Our Ugly Logo, click it and you'll go to the home page. A discussion of how this century has gotten off to such a bad start. 
In other words:  A discussion of The Bush Administration

- Friday, January 19, 2007 -

Human decency is futile


Lawmaker says blacks should 'get over' slavery
RICHMOND -- The day after lawmakers honored the teachings of Martin Luther King Jr., a member of the House of Delegates stirred furious and tearful debate in Richmond with inflammatory comments about African-Americans and Jews. Del. Frank Hargrove, R-Hanover, triggered controversy while talking about an impending House resolution that would formally apologize for the state's role in the slave trade. He said African-Americans should "get over it" because no one alive today was involved in slavery.

"Are we going to force Jews to apologize for killing Christ?" Hargrove asked.
...
Last year, incumbent U.S. Sen. George Allen lost his seat after using an obscure racial epithet to describe a worker for a rival campaign. Allen's campaign never recovered after he twice called a videographer for his opponent "macaca" - a genus of monkey and a racial slur in some French-speaking African countries. [it should be pointed out that Allen's mom is from one of those countries].

Last month, Rep.
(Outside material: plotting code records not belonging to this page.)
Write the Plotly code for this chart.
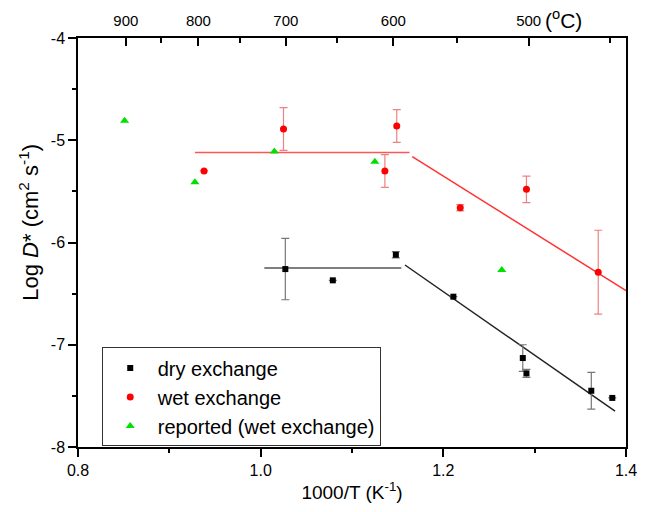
import plotly.graph_objects as go

# ---- data ----
dry_x = [1.027, 1.079, 1.148, 1.211, 1.287, 1.291, 1.362, 1.385]
dry_y = [-6.26, -6.37, -6.12, -6.53, -7.13, -7.28, -7.45, -7.52]
dry_err = [0.30, 0.0, 0.03, 0.0, 0.13, 0.04, 0.18, 0.0]

wet_x = [0.938, 1.025, 1.136, 1.149, 1.2185, 1.291, 1.3696]
wet_y = [-5.30, -4.89, -5.30, -4.86, -5.66, -5.48, -6.29]
wet_err = [0.0, 0.21, 0.16, 0.16, 0.03, 0.13, 0.41]

rep_x = [0.851, 0.928, 1.015, 1.125, 1.264]
rep_y = [-4.81, -5.41, -5.11, -5.21, -6.27]

dry_fit1_x = [1.004, 1.154]
dry_fit1_y = [-6.25, -6.25]
dry_fit2_x = [1.158, 1.388]
dry_fit2_y = [-6.22, -7.65]

wet_fit1_x = [0.928, 1.163]
wet_fit1_y = [-5.12, -5.12]
wet_fit2_x = [1.166, 1.40]
wet_fit2_y = [-5.16, -6.47]

x_ticks = [0.8, 1.0, 1.2, 1.4]
x_ticklabels = ["0.8", "1.0", "1.2", "1.4"]
y_ticks = [-8, -7, -6, -5, -4]
y_ticklabels = ["-8", "-7", "-6", "-5", "-4"]
top_temps = [900, 800, 700, 600, 500]
top_minor_temps = [850, 750, 650, 550, 450]

FONT = "Arial, Liberation Sans, sans-serif"

fig = go.Figure()

# fit lines
for fx, fy, col in [(dry_fit1_x, dry_fit1_y, "#555555"), (dry_fit2_x, dry_fit2_y, "#222222"),
                    (wet_fit1_x, wet_fit1_y, "#ff5555"), (wet_fit2_x, wet_fit2_y, "#ff3333")]:
    fig.add_trace(go.Scatter(x=fx, y=fy, mode="lines", line=dict(color=col, width=1.5),
                             showlegend=False, hoverinfo="skip"))

fig.add_trace(go.Scatter(
    x=dry_x, y=dry_y, mode="markers", name="dry exchange",
    marker=dict(symbol="square", color="black", size=6),
    error_y=dict(type="data", array=dry_err, color="#777777", thickness=1.2, width=4)))

fig.add_trace(go.Scatter(
    x=wet_x, y=wet_y, mode="markers", name="wet exchange",
    marker=dict(symbol="circle", color="#ff0000", size=7),
    error_y=dict(type="data", array=wet_err, color="#f08080", thickness=1.2, width=4)))

fig.add_trace(go.Scatter(
    x=rep_x, y=rep_y, mode="markers", name="reported (wet exchange)",
    marker=dict(symbol="triangle-up", color="#00e000", size=8)))

# invisible trace for top axis
fig.add_trace(go.Scatter(x=[0.8, 1.4], y=[-8, -8], xaxis="x2", mode="markers",
                         marker=dict(opacity=0), showlegend=False, hoverinfo="skip"))

fig.update_layout(
    width=649, height=512,
    margin=dict(l=78, r=17, t=37, b=60),
    paper_bgcolor="white", plot_bgcolor="white",
    font=dict(family=FONT, color="black", size=15),
    xaxis=dict(range=[0.8, 1.4], tickvals=x_ticks, ticktext=x_ticklabels,
               ticks="outside", ticklen=8, tickwidth=1.5, tickcolor="black",
               minor=dict(tickvals=[0.9, 1.1, 1.3], ticks="outside", ticklen=4, tickwidth=1.5, tickcolor="black"),
               showline=True, linecolor="black", linewidth=1.5, mirror=True,
               showgrid=False, zeroline=False,
               tickfont=dict(size=16),
               title=dict(text="1000/T (K<sup>-1</sup>)", font=dict(size=19), standoff=8)),
    xaxis2=dict(overlaying="x", side="top", range=[0.8, 1.4],
                tickvals=[1000.0 / (t + 273.15) for t in top_temps],
                ticktext=[str(t) for t in top_temps],
                ticks="inside", ticklen=8, tickwidth=1.5, tickcolor="black",
                minor=dict(tickvals=[1000.0 / (t + 273.15) for t in top_minor_temps],
                           ticks="inside", ticklen=5, tickwidth=1.5, tickcolor="black"),
                showline=True, linecolor="black", linewidth=1.5, ticklabelstandoff=4,
                showgrid=False, zeroline=False, tickfont=dict(size=15)),
    yaxis=dict(range=[-8, -4], tickvals=y_ticks, ticktext=y_ticklabels,
               ticks="outside", ticklen=8, tickwidth=1.5, tickcolor="black",
               minor=dict(tickvals=[-7.5, -6.5, -5.5, -4.5], ticks="outside", ticklen=4, tickwidth=1.5, tickcolor="black"),
               showline=True, linecolor="black", linewidth=1.5, mirror=True,
               showgrid=False, zeroline=False, tickfont=dict(size=16)),
    legend=dict(x=0.0433, y=0.2434, xanchor="left", yanchor="top",
                bordercolor="#333333", borderwidth=1, bgcolor="white",
                font=dict(size=20), tracegroupgap=0, itemwidth=45),
    annotations=[
        dict(text="(<sup>o</sup>C)", x=0.848, y=1.0, xref="paper", yref="paper", yshift=4,
             xanchor="left", yanchor="bottom", showarrow=False, font=dict(size=21)),
        dict(text="Log <i>D</i>* (cm<sup>2</sup> s<sup>-1</sup>)", x=-0.09, y=0.55,
             xref="paper", yref="paper", xanchor="center", yanchor="middle",
             textangle=-90, showarrow=False, font=dict(size=22)),
    ],
)

fig.write_html("out.html")
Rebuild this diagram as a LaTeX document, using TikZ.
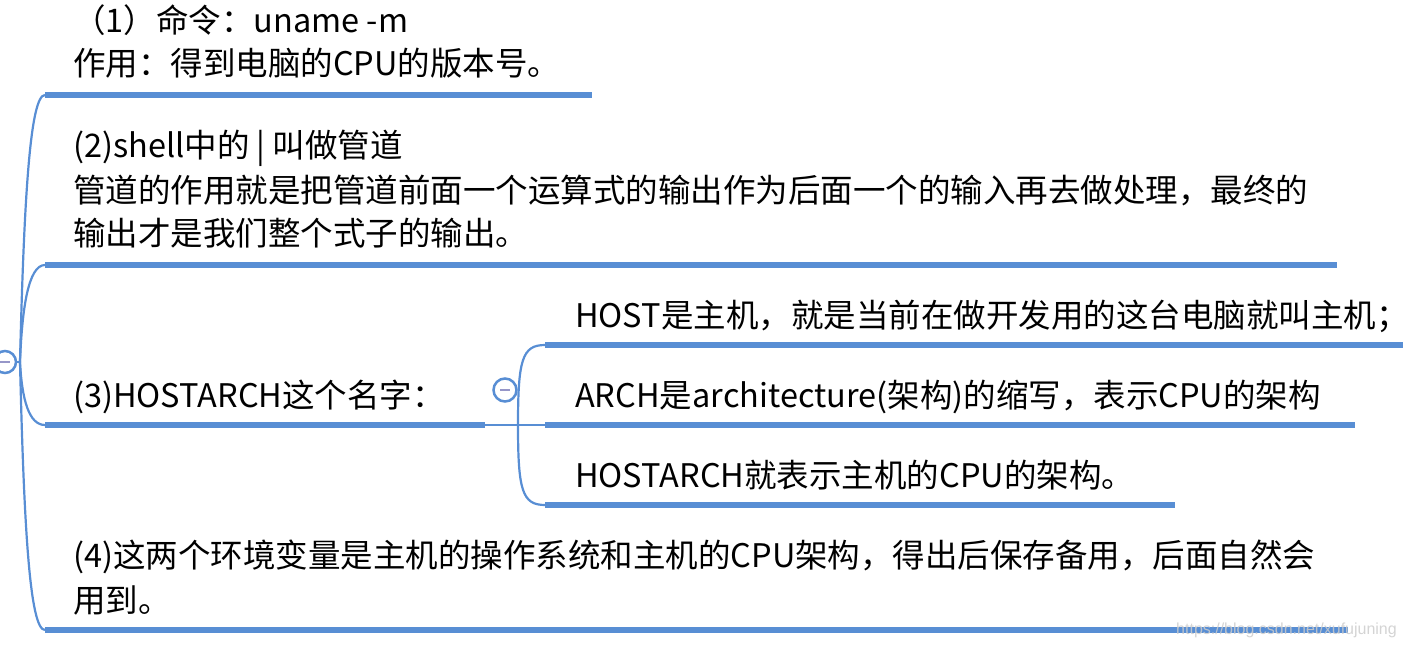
\documentclass[tikz,border=0pt]{standalone}
\usepackage{fontspec}
\setmainfont{Noto Sans CJK SC}
\newfontfamily\wmfont{Liberation Sans}
\definecolor{mapblue}{RGB}{88,142,212}
\definecolor{foldgray}{RGB}{150,150,200}

\begin{document}
\begin{tikzpicture}[x=1pt, y=-1pt,
    topic/.style={anchor=base west, inner sep=0pt, font=\fontsize{32.5}{40}\selectfont},
    bar/.style={mapblue, line width=6.5pt},
    branch/.style={mapblue, line width=2.2pt},
    fold/.style={circle, draw=mapblue, line width=2.5pt, fill=white, inner sep=0pt,
        path picture={\draw[foldgray, line width=2pt]
            ([xshift=-5pt]path picture bounding box.center) --
            ([xshift=5pt]path picture bounding box.center);}}]
    \useasboundingbox (0,0) rectangle (1403,645);

    % Define the ends of the underlines
    \coordinate (hub) at (20,362);
    \coordinate (b1s) at (45,95);   \coordinate (b1e) at (592,95);
    \coordinate (b2s) at (45,265);  \coordinate (b2e) at (1337,265);
    \coordinate (b3s) at (45,425);  \coordinate (b3e) at (485,425);
    \coordinate (b4s) at (45,630);  \coordinate (b4e) at (1348,630);
    \coordinate (joint) at (518,425);
    \coordinate (s1s) at (545,345); \coordinate (s1e) at (1403,345);
    \coordinate (s2s) at (545,425); \coordinate (s2e) at (1355,425);
    \coordinate (s3s) at (545,505); \coordinate (s3e) at (1175,505);

    % Underlines of the topics
    \draw[bar] (b1s) -- (b1e);
    \draw[bar] (b2s) -- (b2e);
    \draw[bar] (b3s) -- (b3e);
    \draw[bar] (b4s) -- (b4e);
    \draw[bar] (s1s) -- (s1e);
    \draw[bar] (s2s) -- (s2e);
    \draw[bar] (s3s) -- (s3e);

    % Root and its branches
    \node[fold, minimum size=22pt] (root) at (5,362) {};
    \draw[branch] (root.east) -- (hub);
    \draw[branch] (hub) .. controls (24,200) and (30,95) .. (b1s);
    \draw[branch] (hub) .. controls (22,310) and (28,265) .. (b2s);
    \draw[branch] (hub) .. controls (22,400) and (29,425) .. (b3s);
    \draw[branch] (hub) .. controls (24,530) and (30,630) .. (b4s);

    % Sub-branches of (3)
    \draw[branch] (b3e) -- (s2s);
    \draw[branch] (joint) .. controls (518,360) and (522,345) .. (s1s);
    \draw[branch] (joint) .. controls (518,490) and (522,505) .. (s3s);
    \node[fold, minimum size=23pt] (sub) at (505,390) {};

    % Texts
    \node[topic] (t1a) at (73,32) {（1）命令：uname -m};
    \node[topic] (t1b) at (73,75) {作用：得到电脑的CPU的版本号。};
    \node[topic] (t2a) at (73,157) {(2)shell中的 | 叫做管道};
    \node[topic] (t2b) at (73,202) {管道的作用就是把管道前面一个运算式的输出作为后面一个的输入再去做处理，最终的};
    \node[topic] (t2c) at (73,245) {输出才是我们整个式子的输出。};
    \node[topic] (t3) at (73,407) {(3)HOSTARCH这个名字：};
    \node[topic] (s1) at (575,327) {HOST是主机，就是当前在做开发用的这台电脑就叫主机；};
    \node[topic] (s2) at (575,407) {ARCH是architecture(架构)的缩写，表示CPU的架构};
    \node[topic] (s3) at (575,487) {HOSTARCH就表示主机的CPU的架构。};
    \node[topic] (t4a) at (73,567) {(4)这两个环境变量是主机的操作系统和主机的CPU架构，得出后保存备用，后面自然会};
    \node[topic] (t4b) at (73,612) {用到。};

    % Watermark
    \node[anchor=base west, inner sep=0pt, text=gray!40, text opacity=0.85,
        font=\wmfont\fontsize{16}{16}\selectfont] (mark) at (1176,634)
        {https://blog.csdn.net/xufujuning};
\end{tikzpicture}
\end{document}
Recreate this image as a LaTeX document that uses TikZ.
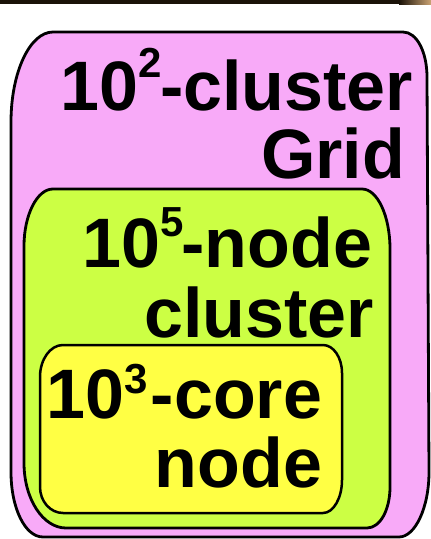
\documentclass[tikz,border=0pt]{standalone}
\usepackage{fontspec}
\setmainfont{Liberation Sans}
\usetikzlibrary{shadings}
\definecolor{gridpink}{HTML}{F8AAF8}
\definecolor{clustergreen}{HTML}{CCFF44}
\definecolor{coreyellow}{HTML}{FFFF44}
\definecolor{bardark}{HTML}{1A1208}
\definecolor{bartan}{HTML}{CCA474}
\newcommand{\supnum}[2]{\raisebox{#2pt}{\fontsize{42}{42}\selectfont\bfseries #1}}
\begin{document}
\begin{tikzpicture}[x=1pt,y=-1pt,
  boxline/.style={draw=black,line width=2.8pt,line join=round},
  label/.style={inner sep=0pt,outer sep=0pt,font=\fontsize{70}{70}\selectfont\bfseries,text=black}]
\useasboundingbox (0,0) rectangle (431,539);
\fill[white] (0,0) rectangle (431,539);
% dark strip along the top edge
\fill[bardark] (0,0) rectangle (400,4);
\shade[left color=bardark,right color=bartan] (399,0) rectangle (431,4);

% outer box: grid
\path[boxline,fill=gridpink]
  (53,32) -- (403,32)
  .. controls (416.8,32) and (427,52) .. (427,77)
  -- (429,472)
  .. controls (429,508) and (415,537) .. (399,537)
  -- (43,537)
  .. controls (25,537) and (11,508) .. (11,472)
  -- (11,122)
  .. controls (11,72) and (30,32) .. (53,32) -- cycle;

% middle box: cluster
\path[boxline,fill=clustergreen]
  (53,189) -- (362,189)
  .. controls (377.5,189) and (390,216) .. (390,249)
  -- (390,487)
  .. controls (390,510) and (380,528) .. (367,528)
  -- (66,528)
  .. controls (43,528) and (24,499) .. (24,463)
  -- (24,246)
  .. controls (24,215) and (37,189) .. (53,189) -- cycle;

% inner box: node
\path[boxline,line width=2.5pt,fill=coreyellow]
  (63,345) -- (323,345)
  .. controls (333.5,345) and (342,357.5) .. (342,373)
  -- (342,480)
  .. controls (342,498) and (333.5,513) .. (323,513)
  -- (63,513)
  .. controls (50.3,513) and (40,501.3) .. (40,487)
  -- (40,377)
  .. controls (40,359.3) and (50.3,345) .. (63,345) -- cycle;

% labels, one node per printed line
\node[label,anchor=base east] (gridA) at (413,110) {10\supnum{2}{33}\kern-2pt-cluster};
\node[label,anchor=base east] (gridB) at (405,178) {Grid};
\node[label,anchor=base east] (clusterA) at (372,267) {10\supnum{5}{31}\kern-2pt-node};
\node[label,anchor=base east] (clusterB) at (374,337) {cluster};
\node[label,anchor=base east] (coreA) at (322,418) {10\supnum{3}{25}\kern3pt-core};
\node[label,anchor=base east] (coreB) at (322,487) {node};
\end{tikzpicture}
\end{document}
Virgil Goode, R-Rocky Mount, touched off outrage when he criticized a Muslim Congressman for using a Quran at his swearing-in ceremony several weeks ago. Goode has not backed down, instead warning that not speaking out could lead to the election of more Muslims.

Virginia is for haters?

(and yes it is unfair of me to make fun of appearences and by doing so I weaken my argument - but isn't it amazing how star trek and star wars characters are everywhere in the real world?)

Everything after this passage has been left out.